··· Data segment ···
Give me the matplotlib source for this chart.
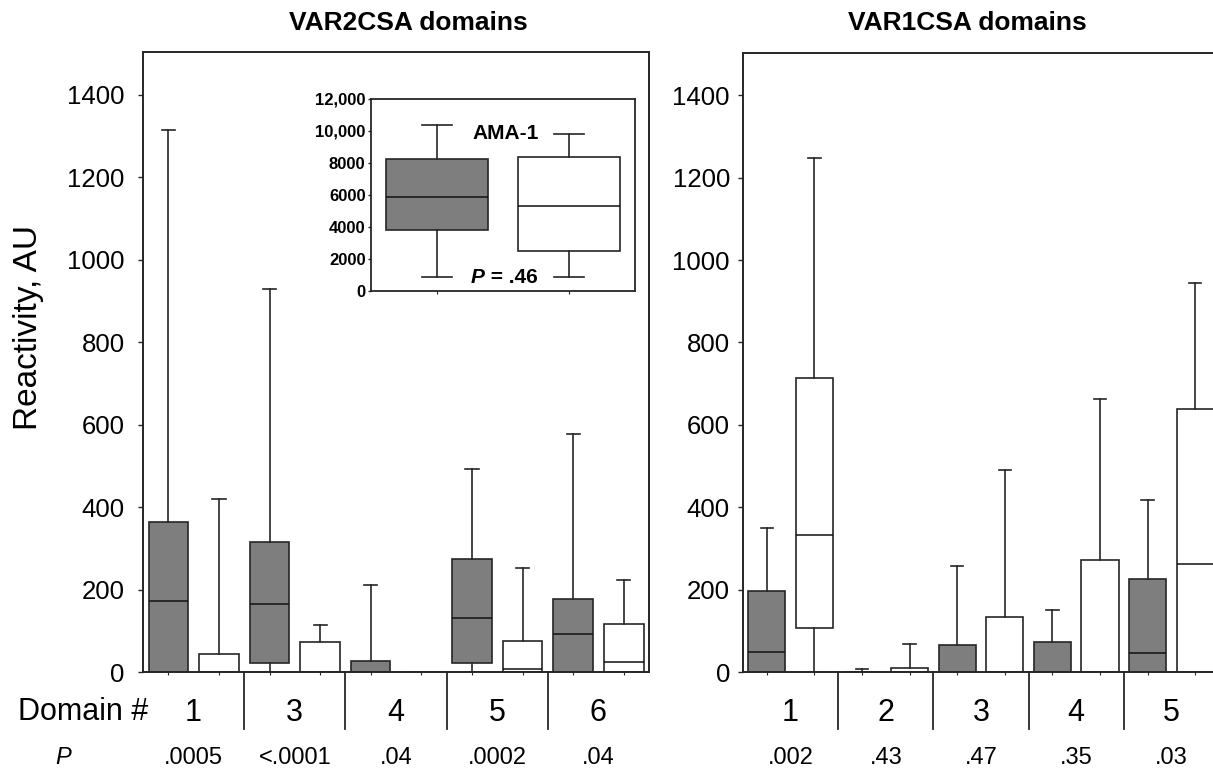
import matplotlib.pyplot as plt
import numpy as np

plt.rcParams['font.family'] = ['Liberation Sans', 'DejaVu Sans']

# VAR2CSA domains (left panel)
var2_domains = ['1', '3', '4', '5', '6']
var2_p = ['.0005', '<.0001', '.04', '.0002', '.04']
var2_grey_q1 = [0, 23, 0, 21, 0]
var2_grey_med = [171, 166, 0, 131, 91]
var2_grey_q3 = [364, 316, 27, 273, 176]
var2_grey_hi = [1315, 928, 212, 492, 576]
var2_white_q1 = [0, 0, 0, 0, 0]
var2_white_med = [0, 0, 0, 8, 24]
var2_white_q3 = [44, 72, 0, 75, 116]
var2_white_hi = [419, 115, 0, 252, 222]

# VAR1CSA domains (right panel)
var1_domains = ['1', '2', '3', '4', '5']
var1_p = ['.002', '.43', '.47', '.35', '.03']
var1_grey_q1 = [0, 0, 0, 0, 0]
var1_grey_med = [49, 0, 0, 0, 45]
var1_grey_q3 = [197, 0, 66, 72, 226]
var1_grey_hi = [350, 8, 258, 150, 418]
var1_white_q1 = [108, 0, 0, 0, 0]
var1_white_med = [332, 0, 0, 0, 261]
var1_white_q3 = [714, 10, 134, 272, 639]
var1_white_hi = [1247, 67, 490, 662, 945]

# AMA-1 inset
ama1_q1 = [3800, 2500]
ama1_med = [5900, 5300]
ama1_q3 = [8250, 8400]
ama1_lo = [900, 900]
ama1_hi = [10350, 9800]
ama1_p = '.46'

LINE = '#262626'
GREY = '#7e7e7e'


def make_stats(q1, med, q3, hi, lo=None):
    if lo is None:
        lo = [0] * len(q1)
    return [dict(q1=a, med=b, q3=c, whishi=d, whislo=e)
            for a, b, c, d, e in zip(q1, med, q3, hi, lo)]


def draw_boxes(ax, stats, pos, face, width, capw):
    ax.bxp(stats, positions=pos, widths=width, capwidths=capw,
           showfliers=False, patch_artist=True, manage_ticks=False,
           boxprops=dict(facecolor=face, edgecolor=LINE, linewidth=1.2),
           whiskerprops=dict(color=LINE, linewidth=1.2),
           capprops=dict(color=LINE, linewidth=1.2),
           medianprops=dict(color='#111111', linewidth=1.1))


def draw_panel(ax, domains, pvals, grey, white, pad):
    x = np.arange(len(domains))
    draw_boxes(ax, grey, x - 0.25, GREY, 0.39, 0.13)
    draw_boxes(ax, white, x + 0.25, 'white', 0.39, 0.13)
    ax.set_xlim(-0.5, len(domains) - 0.5)
    ax.set_ylim(0, 1503)
    ax.set_yticks(range(0, 1401, 200))
    ax.set_xticks(np.sort(np.concatenate([x - 0.25, x + 0.25])))
    ax.set_xticklabels([])
    ax.tick_params(axis='y', direction='out', length=3.6, width=1,
                   pad=pad, labelsize=18.5, color=LINE)
    ax.tick_params(axis='x', direction='out', length=2, width=0.8, color=LINE)
    for s in ax.spines.values():
        s.set_linewidth(1.4)
        s.set_color(LINE)
    tr = ax.get_xaxis_transform()
    for k in range(len(domains) - 1):
        ax.plot([k + 0.5, k + 0.5], [0, -0.092], transform=tr,
                clip_on=False, color=LINE, linewidth=1.3)
    for k, (d, p) in enumerate(zip(domains, pvals)):
        ax.text(k, -0.066, d, transform=tr, ha='center', va='center', fontsize=22)
        ax.text(k, -0.139, p, transform=tr, ha='center', va='center', fontsize=17)


fig = plt.figure(figsize=(12.13, 7.71), dpi=100)
ax1 = fig.add_axes([0.1179, 0.1284, 0.4172, 0.8040])
ax2 = fig.add_axes([0.6125, 0.1284, 0.3924, 0.8030])

draw_panel(ax1, var2_domains, var2_p,
           make_stats(var2_grey_q1, var2_grey_med, var2_grey_q3, var2_grey_hi),
           make_stats(var2_white_q1, var2_white_med, var2_white_q3, var2_white_hi),
           9.7)
draw_panel(ax2, var1_domains, var1_p,
           make_stats(var1_grey_q1, var1_grey_med, var1_grey_q3, var1_grey_hi),
           make_stats(var1_white_q1, var1_white_med, var1_white_q3, var1_white_hi),
           5.8)

fig.text(0.3364, 0.9702, 'VAR2CSA domains', ha='center', va='center',
         fontsize=19, fontweight='bold')
fig.text(0.7972, 0.9702, 'VAR1CSA domains', ha='center', va='center',
         fontsize=19, fontweight='bold')
fig.text(0.0231, 0.5746, 'Reactivity, AU', rotation=90, ha='center',
         va='center', fontsize=24)
fig.text(0.0684, 0.0765, 'Domain #', ha='center', va='center', fontsize=22)
fig.text(0.0519, 0.0169, 'P', ha='center', va='center', fontsize=17,
         style='italic')

# inset with AMA-1
axins = fig.add_axes([0.3059, 0.6226, 0.2176, 0.2490])
ama = make_stats(ama1_q1, ama1_med, ama1_q3, ama1_hi, ama1_lo)
draw_boxes(axins, ama[:1], [1], GREY, 0.77, 0.23)
draw_boxes(axins, ama[1:], [2], 'white', 0.77, 0.23)
axins.set_xlim(0.5, 2.5)
axins.set_ylim(0, 12000)
axins.set_yticks(range(0, 12001, 2000))
axins.set_yticklabels(['0', '2000', '4000', '6000', '8000', '10,000', '12,000'],
                      fontweight='bold')
axins.set_xticks([1, 2])
axins.set_xticklabels([])
axins.tick_params(axis='y', direction='out', length=2.5, width=1, pad=1.5,
                  labelsize=12, color=LINE)
axins.tick_params(axis='x', direction='out', length=2, width=0.8, color=LINE)
for s in axins.spines.values():
    s.set_linewidth(1.3)
    s.set_color(LINE)
axins.text(0.511, 0.818, 'AMA-1', transform=axins.transAxes, ha='center',
           va='center', fontsize=15, fontweight='bold')
ptxt = axins.text(0.379, 0.068, 'P', transform=axins.transAxes, ha='left',
                  va='center', fontsize=15, fontweight='bold', style='italic')
axins.annotate(' = ' + ama1_p, xy=(1, 0), xycoords=ptxt, ha='left',
               va='bottom', fontsize=15, fontweight='bold')

fig.savefig('out.png', dpi=100)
···
**Task to complete**
Write out the full listing verbatim, excluding its pictures.

**Correct response**
Give me the matplotlib source for this chart.
import matplotlib.pyplot as plt
import numpy as np

plt.rcParams['font.family'] = ['Liberation Sans', 'DejaVu Sans']

# VAR2CSA domains (left panel)
var2_domains = ['1', '3', '4', '5', '6']
var2_p = ['.0005', '<.0001', '.04', '.0002', '.04']
var2_grey_q1 = [0, 23, 0, 21, 0]
var2_grey_med = [171, 166, 0, 131, 91]
var2_grey_q3 = [364, 316, 27, 273, 176]
var2_grey_hi = [1315, 928, 212, 492, 576]
var2_white_q1 = [0, 0, 0, 0, 0]
var2_white_med = [0, 0, 0, 8, 24]
var2_white_q3 = [44, 72, 0, 75, 116]
var2_white_hi = [419, 115, 0, 252, 222]

# VAR1CSA domains (right panel)
var1_domains = ['1', '2', '3', '4', '5']
var1_p = ['.002', '.43', '.47', '.35', '.03']
var1_grey_q1 = [0, 0, 0, 0, 0]
var1_grey_med = [49, 0, 0, 0, 45]
var1_grey_q3 = [197, 0, 66, 72, 226]
var1_grey_hi = [350, 8, 258, 150, 418]
var1_white_q1 = [108, 0, 0, 0, 0]
var1_white_med = [332, 0, 0, 0, 261]
var1_white_q3 = [714, 10, 134, 272, 639]
var1_white_hi = [1247, 67, 490, 662, 945]

# AMA-1 inset
ama1_q1 = [3800, 2500]
ama1_med = [5900, 5300]
ama1_q3 = [8250, 8400]
ama1_lo = [900, 900]
ama1_hi = [10350, 9800]
ama1_p = '.46'

LINE = '#262626'
GREY = '#7e7e7e'


def make_stats(q1, med, q3, hi, lo=None):
    if lo is None:
        lo = [0] * len(q1)
    return [dict(q1=a, med=b, q3=c, whishi=d, whislo=e)
            for a, b, c, d, e in zip(q1, med, q3, hi, lo)]


def draw_boxes(ax, stats, pos, face, width, capw):
    ax.bxp(stats, positions=pos, widths=width, capwidths=capw,
           showfliers=False, patch_artist=True, manage_ticks=False,
           boxprops=dict(facecolor=face, edgecolor=LINE, linewidth=1.2),
           whiskerprops=dict(color=LINE, linewidth=1.2),
           capprops=dict(color=LINE, linewidth=1.2),
           medianprops=dict(color='#111111', linewidth=1.1))


def draw_panel(ax, domains, pvals, grey, white, pad):
    x = np.arange(len(domains))
    draw_boxes(ax, grey, x - 0.25, GREY, 0.39, 0.13)
    draw_boxes(ax, white, x + 0.25, 'white', 0.39, 0.13)
    ax.set_xlim(-0.5, len(domains) - 0.5)
    ax.set_ylim(0, 1503)
    ax.set_yticks(range(0, 1401, 200))
    ax.set_xticks(np.sort(np.concatenate([x - 0.25, x + 0.25])))
    ax.set_xticklabels([])
    ax.tick_params(axis='y', direction='out', length=3.6, width=1,
                   pad=pad, labelsize=18.5, color=LINE)
    ax.tick_params(axis='x', direction='out', length=2, width=0.8, color=LINE)
    for s in ax.spines.values():
        s.set_linewidth(1.4)
        s.set_color(LINE)
    tr = ax.get_xaxis_transform()
    for k in range(len(domains) - 1):
        ax.plot([k + 0.5, k + 0.5], [0, -0.092], transform=tr,
                clip_on=False, color=LINE, linewidth=1.3)
    for k, (d, p) in enumerate(zip(domains, pvals)):
        ax.text(k, -0.066, d, transform=tr, ha='center', va='center', fontsize=22)
        ax.text(k, -0.139, p, transform=tr, ha='center', va='center', fontsize=17)


fig = plt.figure(figsize=(12.13, 7.71), dpi=100)
ax1 = fig.add_axes([0.1179, 0.1284, 0.4172, 0.8040])
ax2 = fig.add_axes([0.6125, 0.1284, 0.3924, 0.8030])

draw_panel(ax1, var2_domains, var2_p,
           make_stats(var2_grey_q1, var2_grey_med, var2_grey_q3, var2_grey_hi),
           make_stats(var2_white_q1, var2_white_med, var2_white_q3, var2_white_hi),
           9.7)
draw_panel(ax2, var1_domains, var1_p,
           make_stats(var1_grey_q1, var1_grey_med, var1_grey_q3, var1_grey_hi),
           make_stats(var1_white_q1, var1_white_med, var1_white_q3, var1_white_hi),
           5.8)

fig.text(0.3364, 0.9702, 'VAR2CSA domains', ha='center', va='center',
         fontsize=19, fontweight='bold')
fig.text(0.7972, 0.9702, 'VAR1CSA domains', ha='center', va='center',
         fontsize=19, fontweight='bold')
fig.text(0.0231, 0.5746, 'Reactivity, AU', rotation=90, ha='center',
         va='center', fontsize=24)
fig.text(0.0684, 0.0765, 'Domain #', ha='center', va='center', fontsize=22)
fig.text(0.0519, 0.0169, 'P', ha='center', va='center', fontsize=17,
         style='italic')

# inset with AMA-1
axins = fig.add_axes([0.3059, 0.6226, 0.2176, 0.2490])
ama = make_stats(ama1_q1, ama1_med, ama1_q3, ama1_hi, ama1_lo)
draw_boxes(axins, ama[:1], [1], GREY, 0.77, 0.23)
draw_boxes(axins, ama[1:], [2], 'white', 0.77, 0.23)
axins.set_xlim(0.5, 2.5)
axins.set_ylim(0, 12000)
axins.set_yticks(range(0, 12001, 2000))
axins.set_yticklabels(['0', '2000', '4000', '6000', '8000', '10,000', '12,000'],
                      fontweight='bold')
axins.set_xticks([1, 2])
axins.set_xticklabels([])
axins.tick_params(axis='y', direction='out', length=2.5, width=1, pad=1.5,
                  labelsize=12, color=LINE)
axins.tick_params(axis='x', direction='out', length=2, width=0.8, color=LINE)
for s in axins.spines.values():
    s.set_linewidth(1.3)
    s.set_color(LINE)
axins.text(0.511, 0.818, 'AMA-1', transform=axins.transAxes, ha='center',
           va='center', fontsize=15, fontweight='bold')
ptxt = axins.text(0.379, 0.068, 'P', transform=axins.transAxes, ha='left',
                  va='center', fontsize=15, fontweight='bold', style='italic')
axins.annotate(' = ' + ama1_p, xy=(1, 0), xycoords=ptxt, ha='left',
               va='bottom', fontsize=15, fontweight='bold')

fig.savefig('out.png', dpi=100)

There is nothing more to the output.